Losing 'Mr. Nashville'

On Thursday night, while the world was watching to see who might win or lose the White House, we all lost Rick Regen.

If you were fortunate to know Rick, you were lucky in a lot of ways. You got to know what joy was, and also commitment and good spirit and true friendship. And you experienced what an unalloyed belief in the city was – and the value of good neighbors and helping hands and knowing how to organize them.

Rick Regen was an extraordinary Nashvillian. He was a big man with a big magnetic smile that you remembered. Friends who knew him used lots of big adjectives to describe him, all positive words. He was a businessman, but in his presence you quickly learned that the causes Rick embraced were never about the mundane impulses of pecuniary profit – which characterize so much of this metropolis now – but of civic spirit and how to generate more of it, of the future and what a good one might look like.

We usually met up with Rick in the happiest of contexts: There campaigns to bring the NFL or the NHL to Nashville. Or his many efforts, with many other good folks, to boost our appreciation of sports in general and all the teams and high spirits, whether amateur or pro, from the Clinic Bowl to Music City Bowl. 

But I quickly learned that Rick was much more than a sports booster. He was part of the soul of our city, a dedicated true citizen, eager to pitch in, and advocate for what athletics can do for us all, young and old. When Rick was involved, it was always about something larger than yourself.

Some three years ago, I was digging into my research on the rise of our modern Nashville. I spoke with certain leaders in business, government, and community activism for their memories on how, for instance, the Nashville Predators and Tennessee Titans came to be. Of all the authorities I interviewed – mayors, governors, captains of industry – none was more helpful than my friend Rick.

Rick Regen, second from right, celebrates the citywide victory of the NFL Yes! campaign of 1996 with Dick Darr, Robin Fuller, and Mike McClure of the Houston Oilers organization.

Rick Regen, second from right, celebrates the citywide victory of the NFL Yes! campaign of 1996 with Dick Darr, Robin Fuller, and Mike McClure of the Houston Oilers organization.

One of his memories was especially poignant: He recalled the day, in April 1997, when the NHL Expansion Committee came to town to have a look at our new (but then empty) downtown arena.
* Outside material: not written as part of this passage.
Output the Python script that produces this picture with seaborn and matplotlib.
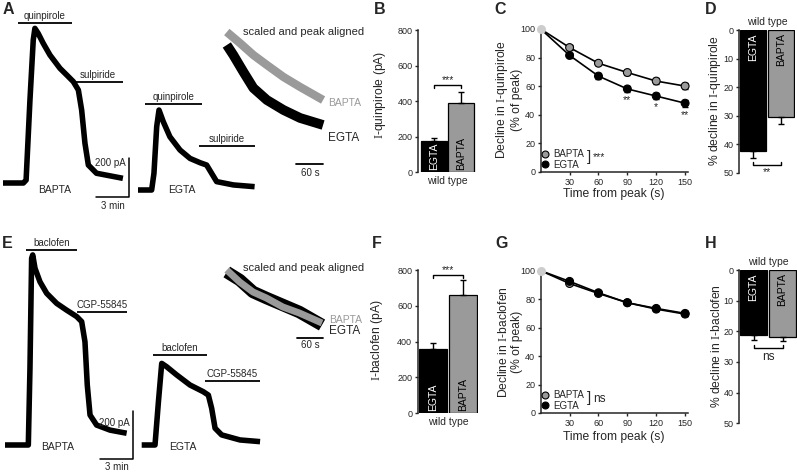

A decisive moment came at the very end of that building tour.

As the visiting VIPs approached the exits at Fifth and Broadway, they were met by a jubilant throng of hockey fans that one reporter estimated at between 2,500 and 3,000. These fans crowded around an immense red carpet, many of them wearing faded jerseys of old favorite NHL teams of northern cities - the Blackhawks, Red Devils, Maple Leafs - whom they had cheered in earlier homes.

“It was crazy,” Rick, who helped organize that spectacle, told me. “The place erupted. When we opened the doors, the roar of the crowd just came in and echoed off the walls.” 

What Rick and his fellow volunteers had known was that many who joined this cheering throng were relatively new Tennesseans, the autoworkers who ten years earlier had relocated to middle Tennessee to join Nissan and General Motors here. Arriving here for new jobs from Detroit, Cleveland and other hockey towns of the industrial Midwest, they had brought with them cherished team jerseys of those favorite franchises, but had them put them away. There was nowhere here to sport them.

On this day, by the time the league’s decision-makers finished their building tour, these displaced hockey fans had responded in great numbers to a call from Rick Regen. They were ready, he knew, to cheer again. And on this day they did so, loudly.

“When we opened those doors,” Rick told me, remembering an organizing job well done, with a gleam in his eye and that broad smile across his face, “we proved to the NHL owners we could be a hockey town.”